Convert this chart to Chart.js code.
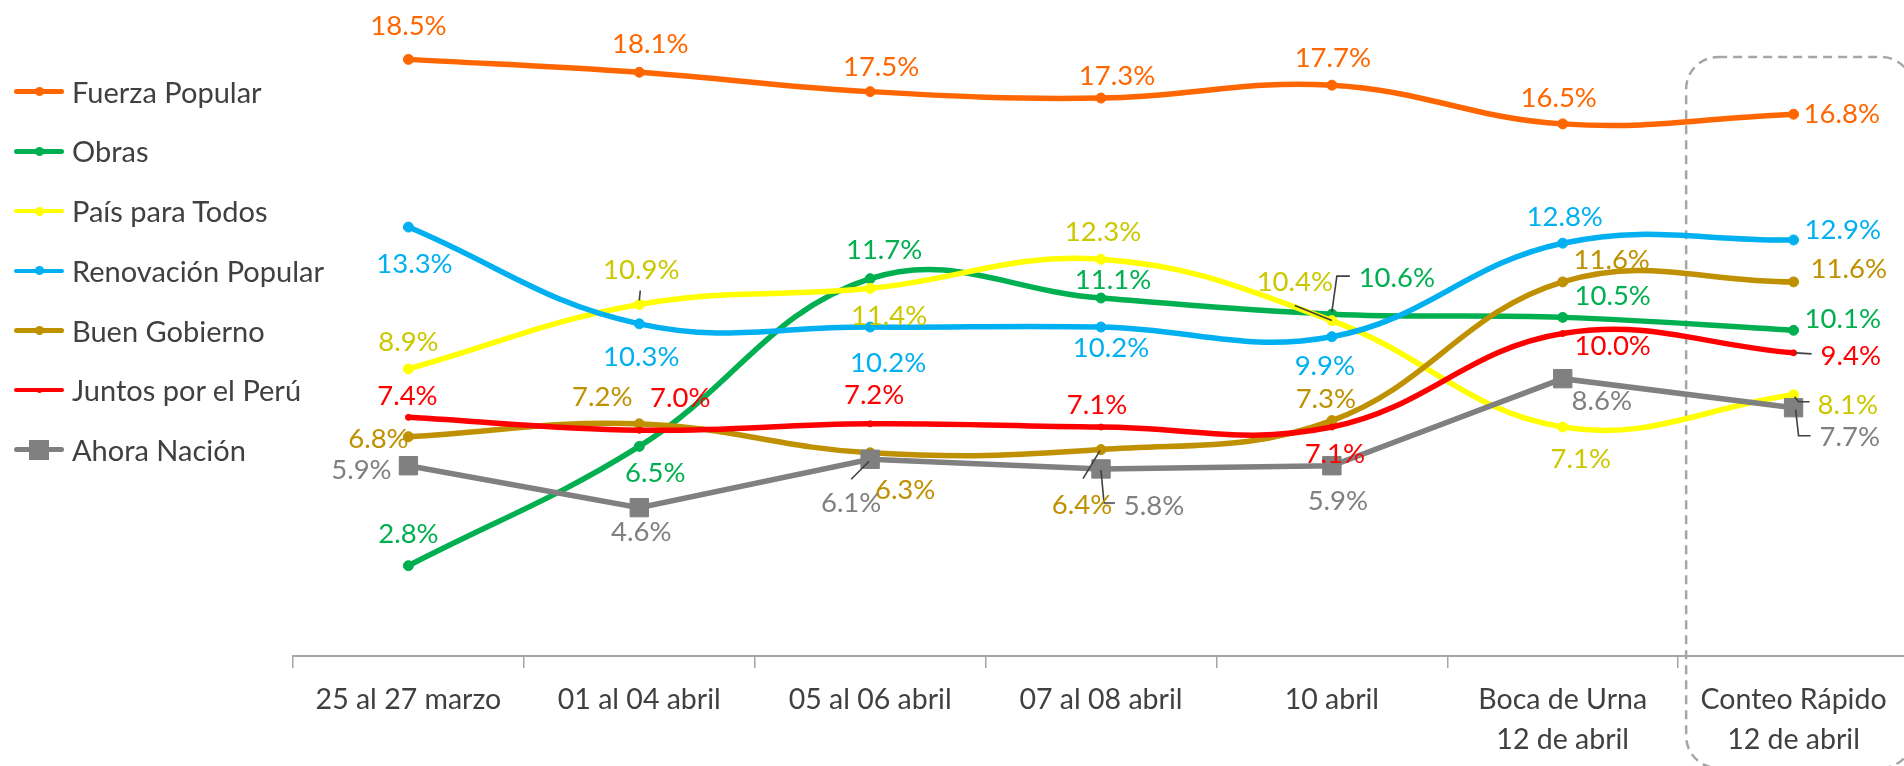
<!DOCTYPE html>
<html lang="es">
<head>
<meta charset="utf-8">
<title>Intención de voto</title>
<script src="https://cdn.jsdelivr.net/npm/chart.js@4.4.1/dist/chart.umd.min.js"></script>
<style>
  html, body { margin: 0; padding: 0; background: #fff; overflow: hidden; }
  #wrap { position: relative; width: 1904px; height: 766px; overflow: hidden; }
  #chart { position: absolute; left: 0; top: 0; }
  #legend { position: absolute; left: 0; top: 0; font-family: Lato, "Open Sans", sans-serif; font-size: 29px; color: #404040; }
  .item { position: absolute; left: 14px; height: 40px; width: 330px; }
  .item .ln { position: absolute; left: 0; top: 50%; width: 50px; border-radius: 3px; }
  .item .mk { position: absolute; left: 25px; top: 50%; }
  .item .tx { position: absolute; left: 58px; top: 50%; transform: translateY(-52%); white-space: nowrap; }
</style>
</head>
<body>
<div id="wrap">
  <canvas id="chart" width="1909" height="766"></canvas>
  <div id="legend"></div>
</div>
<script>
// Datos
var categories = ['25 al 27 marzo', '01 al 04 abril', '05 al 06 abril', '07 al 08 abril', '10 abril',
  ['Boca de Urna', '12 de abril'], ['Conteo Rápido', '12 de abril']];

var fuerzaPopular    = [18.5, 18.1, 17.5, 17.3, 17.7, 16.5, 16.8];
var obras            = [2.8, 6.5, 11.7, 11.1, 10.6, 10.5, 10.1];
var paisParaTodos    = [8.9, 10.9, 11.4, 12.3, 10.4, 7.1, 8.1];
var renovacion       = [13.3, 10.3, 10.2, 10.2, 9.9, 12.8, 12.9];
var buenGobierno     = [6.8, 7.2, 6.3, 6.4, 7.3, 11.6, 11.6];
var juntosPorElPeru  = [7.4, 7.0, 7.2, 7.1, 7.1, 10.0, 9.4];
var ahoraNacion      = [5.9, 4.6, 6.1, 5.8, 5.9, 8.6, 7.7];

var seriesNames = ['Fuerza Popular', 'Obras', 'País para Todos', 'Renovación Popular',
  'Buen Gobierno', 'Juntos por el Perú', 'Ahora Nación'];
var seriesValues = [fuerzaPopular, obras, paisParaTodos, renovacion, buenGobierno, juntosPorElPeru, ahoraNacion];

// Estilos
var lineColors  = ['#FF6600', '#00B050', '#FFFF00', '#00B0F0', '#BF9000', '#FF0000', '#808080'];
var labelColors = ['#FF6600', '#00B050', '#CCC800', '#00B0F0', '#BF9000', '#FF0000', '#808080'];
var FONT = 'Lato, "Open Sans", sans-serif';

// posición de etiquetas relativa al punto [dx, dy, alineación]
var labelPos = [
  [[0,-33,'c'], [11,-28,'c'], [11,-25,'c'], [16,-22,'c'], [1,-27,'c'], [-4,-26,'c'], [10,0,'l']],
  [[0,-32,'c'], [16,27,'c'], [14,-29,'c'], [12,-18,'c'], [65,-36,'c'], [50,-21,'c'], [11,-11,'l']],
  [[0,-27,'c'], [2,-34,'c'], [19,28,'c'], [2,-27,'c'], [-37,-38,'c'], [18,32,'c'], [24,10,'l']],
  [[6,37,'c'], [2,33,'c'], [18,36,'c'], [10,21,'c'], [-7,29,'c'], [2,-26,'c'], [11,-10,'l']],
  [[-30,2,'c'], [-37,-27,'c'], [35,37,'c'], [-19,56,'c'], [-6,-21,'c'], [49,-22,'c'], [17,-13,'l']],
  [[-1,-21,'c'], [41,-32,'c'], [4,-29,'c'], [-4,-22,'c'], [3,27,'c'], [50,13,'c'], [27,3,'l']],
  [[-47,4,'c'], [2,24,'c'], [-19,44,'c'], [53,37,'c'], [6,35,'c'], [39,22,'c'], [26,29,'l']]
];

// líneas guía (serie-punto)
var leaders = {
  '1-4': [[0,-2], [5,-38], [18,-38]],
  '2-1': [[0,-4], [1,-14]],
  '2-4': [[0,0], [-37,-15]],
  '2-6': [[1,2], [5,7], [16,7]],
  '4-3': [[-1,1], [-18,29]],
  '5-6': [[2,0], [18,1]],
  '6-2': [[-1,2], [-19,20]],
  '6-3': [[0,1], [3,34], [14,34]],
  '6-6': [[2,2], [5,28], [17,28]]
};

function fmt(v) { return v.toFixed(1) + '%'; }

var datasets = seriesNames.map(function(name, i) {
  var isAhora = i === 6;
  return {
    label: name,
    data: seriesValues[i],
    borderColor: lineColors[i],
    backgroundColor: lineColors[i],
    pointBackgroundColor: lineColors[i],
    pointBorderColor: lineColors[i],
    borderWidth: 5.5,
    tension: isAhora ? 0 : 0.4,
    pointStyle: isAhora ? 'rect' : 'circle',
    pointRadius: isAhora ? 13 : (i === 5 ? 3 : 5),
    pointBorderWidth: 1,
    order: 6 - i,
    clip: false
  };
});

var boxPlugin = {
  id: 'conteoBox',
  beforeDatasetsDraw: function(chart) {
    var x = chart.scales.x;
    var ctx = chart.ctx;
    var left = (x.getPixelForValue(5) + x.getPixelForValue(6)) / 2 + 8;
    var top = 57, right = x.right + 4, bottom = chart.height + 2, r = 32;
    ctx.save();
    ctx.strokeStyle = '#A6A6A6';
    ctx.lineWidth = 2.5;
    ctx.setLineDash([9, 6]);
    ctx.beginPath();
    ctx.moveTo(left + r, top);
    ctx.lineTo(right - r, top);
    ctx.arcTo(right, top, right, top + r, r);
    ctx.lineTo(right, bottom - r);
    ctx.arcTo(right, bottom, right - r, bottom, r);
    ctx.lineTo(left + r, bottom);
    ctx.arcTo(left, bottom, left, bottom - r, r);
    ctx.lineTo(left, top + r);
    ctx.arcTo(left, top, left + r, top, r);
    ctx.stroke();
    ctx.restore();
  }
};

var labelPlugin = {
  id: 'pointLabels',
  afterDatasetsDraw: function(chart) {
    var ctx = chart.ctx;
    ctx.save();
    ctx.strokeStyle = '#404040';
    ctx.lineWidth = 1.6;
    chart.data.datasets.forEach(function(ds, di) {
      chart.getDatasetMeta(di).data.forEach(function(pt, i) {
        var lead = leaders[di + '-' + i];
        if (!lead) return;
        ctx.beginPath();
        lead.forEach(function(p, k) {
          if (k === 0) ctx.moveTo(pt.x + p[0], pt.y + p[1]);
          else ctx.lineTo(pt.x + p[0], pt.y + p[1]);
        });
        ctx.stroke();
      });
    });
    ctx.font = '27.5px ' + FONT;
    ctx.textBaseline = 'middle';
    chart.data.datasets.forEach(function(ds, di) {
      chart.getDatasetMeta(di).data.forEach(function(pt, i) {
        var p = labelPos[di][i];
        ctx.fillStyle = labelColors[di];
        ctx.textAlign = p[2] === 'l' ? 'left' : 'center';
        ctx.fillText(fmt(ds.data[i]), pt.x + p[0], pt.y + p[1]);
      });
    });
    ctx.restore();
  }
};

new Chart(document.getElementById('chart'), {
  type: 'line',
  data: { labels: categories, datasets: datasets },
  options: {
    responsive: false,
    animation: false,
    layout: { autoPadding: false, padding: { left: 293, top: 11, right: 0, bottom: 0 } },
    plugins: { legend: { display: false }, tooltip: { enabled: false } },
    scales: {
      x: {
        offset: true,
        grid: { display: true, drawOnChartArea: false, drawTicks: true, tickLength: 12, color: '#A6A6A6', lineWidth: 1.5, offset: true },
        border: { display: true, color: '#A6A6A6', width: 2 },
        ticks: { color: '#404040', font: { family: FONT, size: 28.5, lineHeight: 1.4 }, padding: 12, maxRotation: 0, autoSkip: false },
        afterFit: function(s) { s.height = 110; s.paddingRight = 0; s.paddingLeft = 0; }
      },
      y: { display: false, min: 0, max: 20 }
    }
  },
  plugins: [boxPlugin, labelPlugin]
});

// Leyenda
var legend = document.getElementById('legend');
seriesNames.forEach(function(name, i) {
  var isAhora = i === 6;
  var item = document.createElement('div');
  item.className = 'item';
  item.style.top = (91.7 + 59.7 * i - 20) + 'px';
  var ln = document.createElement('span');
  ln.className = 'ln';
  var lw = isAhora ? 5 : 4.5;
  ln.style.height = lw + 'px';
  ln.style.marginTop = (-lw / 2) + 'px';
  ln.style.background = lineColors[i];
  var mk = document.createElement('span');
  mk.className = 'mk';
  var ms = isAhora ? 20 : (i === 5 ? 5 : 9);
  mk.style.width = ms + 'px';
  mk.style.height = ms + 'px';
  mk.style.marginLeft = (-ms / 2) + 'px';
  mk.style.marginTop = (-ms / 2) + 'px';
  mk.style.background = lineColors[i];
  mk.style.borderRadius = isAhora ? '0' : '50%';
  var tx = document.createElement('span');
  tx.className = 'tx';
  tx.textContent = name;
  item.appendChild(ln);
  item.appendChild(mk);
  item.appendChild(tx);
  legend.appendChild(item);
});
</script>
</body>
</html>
* * *
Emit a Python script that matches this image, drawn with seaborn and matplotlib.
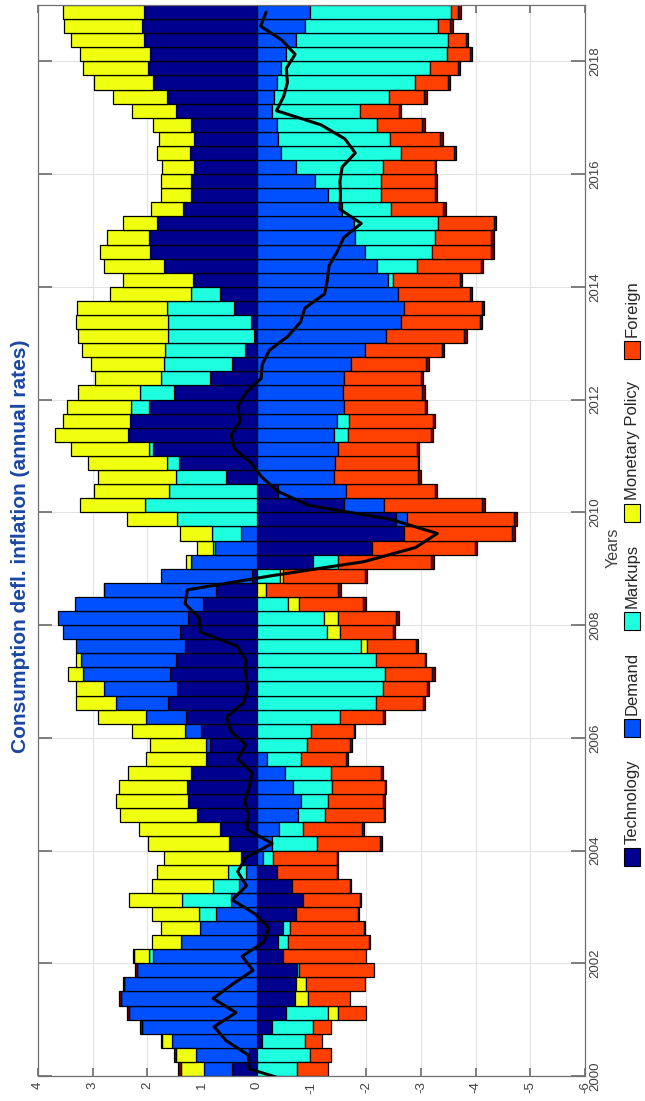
==
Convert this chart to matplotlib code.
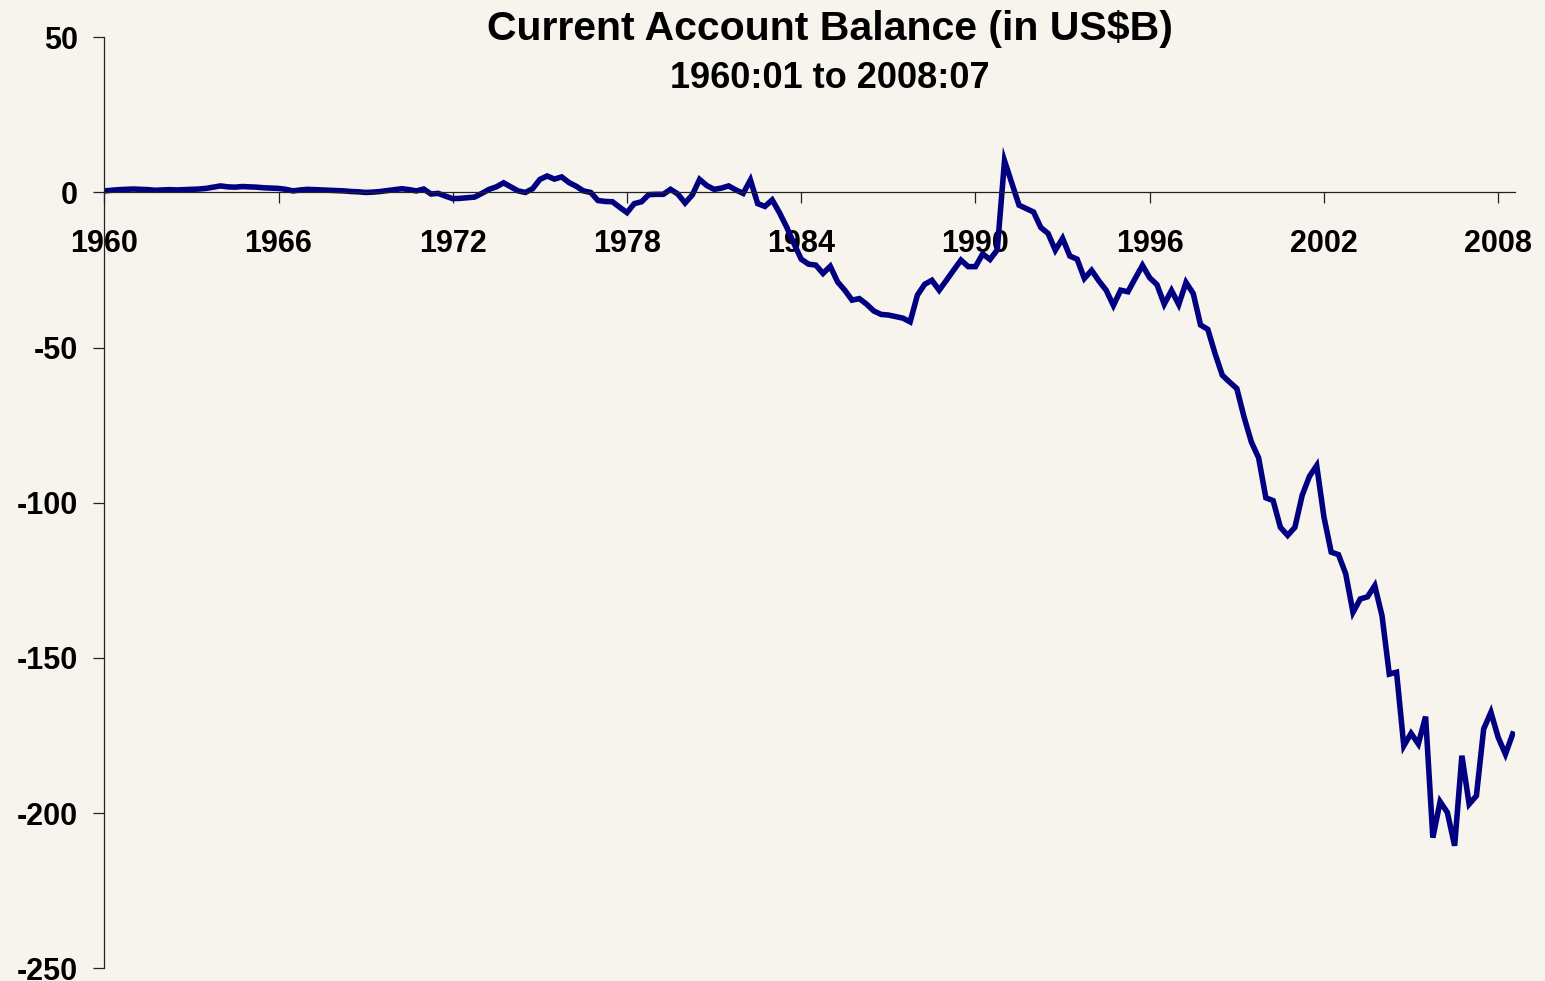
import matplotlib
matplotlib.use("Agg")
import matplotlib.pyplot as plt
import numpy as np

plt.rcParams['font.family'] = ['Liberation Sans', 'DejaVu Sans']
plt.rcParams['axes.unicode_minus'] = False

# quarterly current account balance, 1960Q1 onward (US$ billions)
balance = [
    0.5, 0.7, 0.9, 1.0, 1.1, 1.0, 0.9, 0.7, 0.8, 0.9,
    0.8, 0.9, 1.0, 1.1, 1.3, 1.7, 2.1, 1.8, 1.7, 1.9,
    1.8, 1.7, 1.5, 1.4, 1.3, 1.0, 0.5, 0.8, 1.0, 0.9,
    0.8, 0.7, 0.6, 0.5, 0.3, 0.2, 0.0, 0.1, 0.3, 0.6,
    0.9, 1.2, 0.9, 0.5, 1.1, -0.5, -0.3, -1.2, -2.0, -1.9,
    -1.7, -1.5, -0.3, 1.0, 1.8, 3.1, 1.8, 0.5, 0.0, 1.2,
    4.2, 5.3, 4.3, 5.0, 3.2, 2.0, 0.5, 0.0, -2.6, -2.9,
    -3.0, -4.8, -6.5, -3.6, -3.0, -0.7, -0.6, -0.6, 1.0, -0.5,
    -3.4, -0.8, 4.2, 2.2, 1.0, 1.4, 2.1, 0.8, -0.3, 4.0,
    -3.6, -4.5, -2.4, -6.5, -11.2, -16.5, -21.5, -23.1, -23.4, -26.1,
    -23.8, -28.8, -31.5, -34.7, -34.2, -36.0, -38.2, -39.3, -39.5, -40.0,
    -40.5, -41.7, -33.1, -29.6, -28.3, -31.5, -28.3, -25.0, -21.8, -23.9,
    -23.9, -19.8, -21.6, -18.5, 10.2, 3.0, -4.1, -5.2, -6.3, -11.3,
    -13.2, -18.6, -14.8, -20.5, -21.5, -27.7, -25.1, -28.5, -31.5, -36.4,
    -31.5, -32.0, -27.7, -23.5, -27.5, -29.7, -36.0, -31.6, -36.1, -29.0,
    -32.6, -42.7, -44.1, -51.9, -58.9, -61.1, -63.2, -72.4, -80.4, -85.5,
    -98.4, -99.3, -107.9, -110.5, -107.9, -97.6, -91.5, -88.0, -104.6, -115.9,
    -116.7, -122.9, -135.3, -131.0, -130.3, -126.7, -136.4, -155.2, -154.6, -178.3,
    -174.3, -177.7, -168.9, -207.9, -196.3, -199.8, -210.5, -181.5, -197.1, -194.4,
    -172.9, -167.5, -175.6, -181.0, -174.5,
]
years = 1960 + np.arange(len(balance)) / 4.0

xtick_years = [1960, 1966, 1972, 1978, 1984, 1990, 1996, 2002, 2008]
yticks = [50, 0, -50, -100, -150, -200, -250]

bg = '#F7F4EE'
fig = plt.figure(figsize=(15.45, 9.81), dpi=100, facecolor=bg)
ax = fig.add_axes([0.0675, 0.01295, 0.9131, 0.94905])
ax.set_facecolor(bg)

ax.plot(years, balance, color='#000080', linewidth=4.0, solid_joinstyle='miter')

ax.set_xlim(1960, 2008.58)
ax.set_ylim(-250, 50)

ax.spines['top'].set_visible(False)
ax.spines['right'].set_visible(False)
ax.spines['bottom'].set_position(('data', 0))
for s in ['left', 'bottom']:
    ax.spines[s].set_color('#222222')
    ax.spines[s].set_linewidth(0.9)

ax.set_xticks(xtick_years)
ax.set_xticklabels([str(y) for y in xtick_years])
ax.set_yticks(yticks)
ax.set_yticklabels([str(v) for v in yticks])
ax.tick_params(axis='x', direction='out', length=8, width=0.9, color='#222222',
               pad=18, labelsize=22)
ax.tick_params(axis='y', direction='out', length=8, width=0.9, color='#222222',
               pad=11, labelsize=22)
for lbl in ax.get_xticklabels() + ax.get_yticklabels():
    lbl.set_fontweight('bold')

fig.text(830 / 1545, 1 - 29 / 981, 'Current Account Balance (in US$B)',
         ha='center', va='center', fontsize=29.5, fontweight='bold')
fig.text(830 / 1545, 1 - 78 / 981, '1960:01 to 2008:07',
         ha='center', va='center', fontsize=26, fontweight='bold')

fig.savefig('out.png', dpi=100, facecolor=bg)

WORK TO COMPLETE -
Take the lines from the one holding "Convert this chart to Chart.js code." to the one holding "5.9, 8.6, 7.7];", both lines included, and give them again exactly, with no pictures.

EXERCISE RESULT -
Convert this chart to Chart.js code.
<!DOCTYPE html>
<html lang="es">
<head>
<meta charset="utf-8">
<title>Intención de voto</title>
<script src="https://cdn.jsdelivr.net/npm/chart.js@4.4.1/dist/chart.umd.min.js"></script>
<style>
  html, body { margin: 0; padding: 0; background: #fff; overflow: hidden; }
  #wrap { position: relative; width: 1904px; height: 766px; overflow: hidden; }
  #chart { position: absolute; left: 0; top: 0; }
  #legend { position: absolute; left: 0; top: 0; font-family: Lato, "Open Sans", sans-serif; font-size: 29px; color: #404040; }
  .item { position: absolute; left: 14px; height: 40px; width: 330px; }
  .item .ln { position: absolute; left: 0; top: 50%; width: 50px; border-radius: 3px; }
  .item .mk { position: absolute; left: 25px; top: 50%; }
  .item .tx { position: absolute; left: 58px; top: 50%; transform: translateY(-52%); white-space: nowrap; }
</style>
</head>
<body>
<div id="wrap">
  <canvas id="chart" width="1909" height="766"></canvas>
  <div id="legend"></div>
</div>
<script>
// Datos
var categories = ['25 al 27 marzo', '01 al 04 abril', '05 al 06 abril', '07 al 08 abril', '10 abril',
  ['Boca de Urna', '12 de abril'], ['Conteo Rápido', '12 de abril']];

var fuerzaPopular    = [18.5, 18.1, 17.5, 17.3, 17.7, 16.5, 16.8];
var obras            = [2.8, 6.5, 11.7, 11.1, 10.6, 10.5, 10.1];
var paisParaTodos    = [8.9, 10.9, 11.4, 12.3, 10.4, 7.1, 8.1];
var renovacion       = [13.3, 10.3, 10.2, 10.2, 9.9, 12.8, 12.9];
var buenGobierno     = [6.8, 7.2, 6.3, 6.4, 7.3, 11.6, 11.6];
var juntosPorElPeru  = [7.4, 7.0, 7.2, 7.1, 7.1, 10.0, 9.4];
var ahoraNacion      = [5.9, 4.6, 6.1, 5.8, 5.9, 8.6, 7.7];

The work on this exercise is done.